Gardner ne désarme pas. Selon lui, le meilleur argument pour faire taire les incrédules consiste à obtenir d’autres photographies. En 1920, il se rend chez les Wright, et remet aux deux cousines deux appareils W. Butcher & Sons et une vingtaine de plaques photographiques. Les journées d’été sont belles. Les jeunes filles convainquent les curieux qui insistent pour les accompagner que les fées ne viendront pas si des adultes sont présents, et trois nouveaux clichés voient le jour. Une fois les plaques arrivées à Londres, Gardner envoie un télégramme euphorique à Conan Doyle alors en tournée en Australie. L’année suivante, le romancier récidive avec un second article compilant des témoignages sur les fées et annonce la sortie de son ouvrage Les Fées sont parmi nous.

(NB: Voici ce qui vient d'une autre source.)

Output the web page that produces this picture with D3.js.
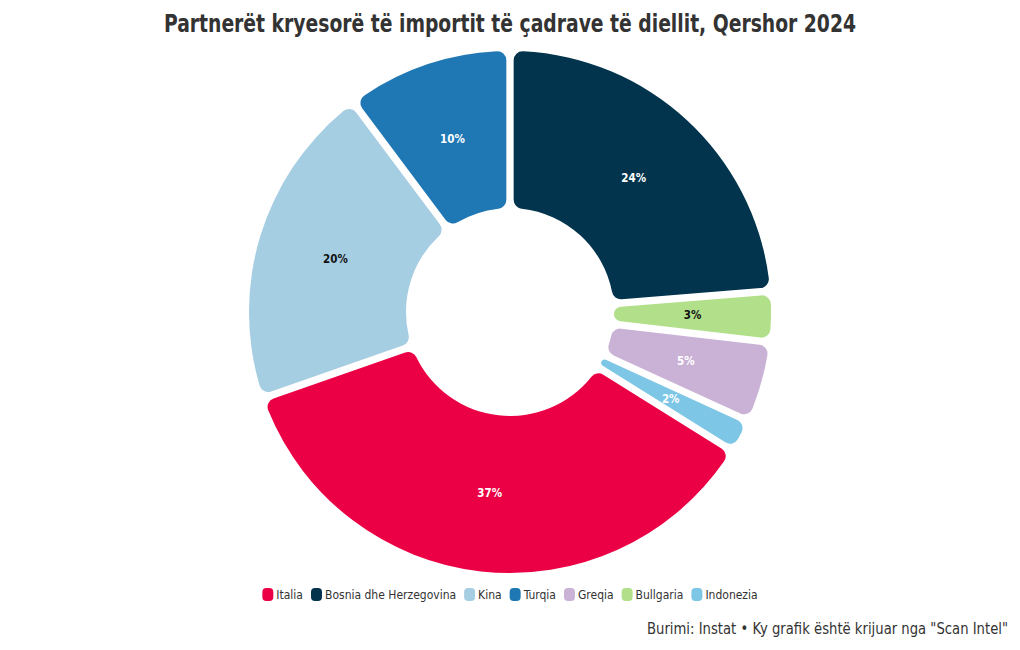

Des fées à la pointe de la mode

Si la conviction de l’écrivain n’est jamais entamée par le doute, la presse s’empare de l’affaire des Fées de Cottingley, et les critiques se multiplient. Les sceptiques pointent que les fées ressemblent non seulement aux illustrations de livres d’enfant, mais, plus suspicieux, que leur coiffure suit la mode. D’autres soulignent que la vérité ne réside pas dans le débat scientifique, mais bien dans l’imagination illimitée des enfants. C’est justement ce qui allait trancher. Obsédé par l’affaire, Gardner se rend une dernière fois à Cottingley, accompagné de Geoffrey Hodson, un occultiste célèbre de l’époque. Cette fois, les jeunes filles qui ont grandi depuis les premières photographies, restent évasives. Aucune photo ne capture les fées. Seul Hodson est catégorique, il voit des nuées de fées, et écrira d’ailleurs de nombreux textes à l’appui.

Il faudra attendre les années 1980 pour qu’Elsie et Frances lèvent le voile sur un canular qui aura traversé le siècle et ridiculisé pléthore d’hommes influents. Elles ne remettent jamais vraiment en doute l’existence des fées, et continueront parfois, suivant les entretiens, à habilement embrouiller leurs interlocuteurs. Mais elles indiqueront que c’est par respect pour Conan Doyle qu’elles se sont bien gardées de révéler plus tôt leur imposture. Des jeunes filles de bonne famille, en somme.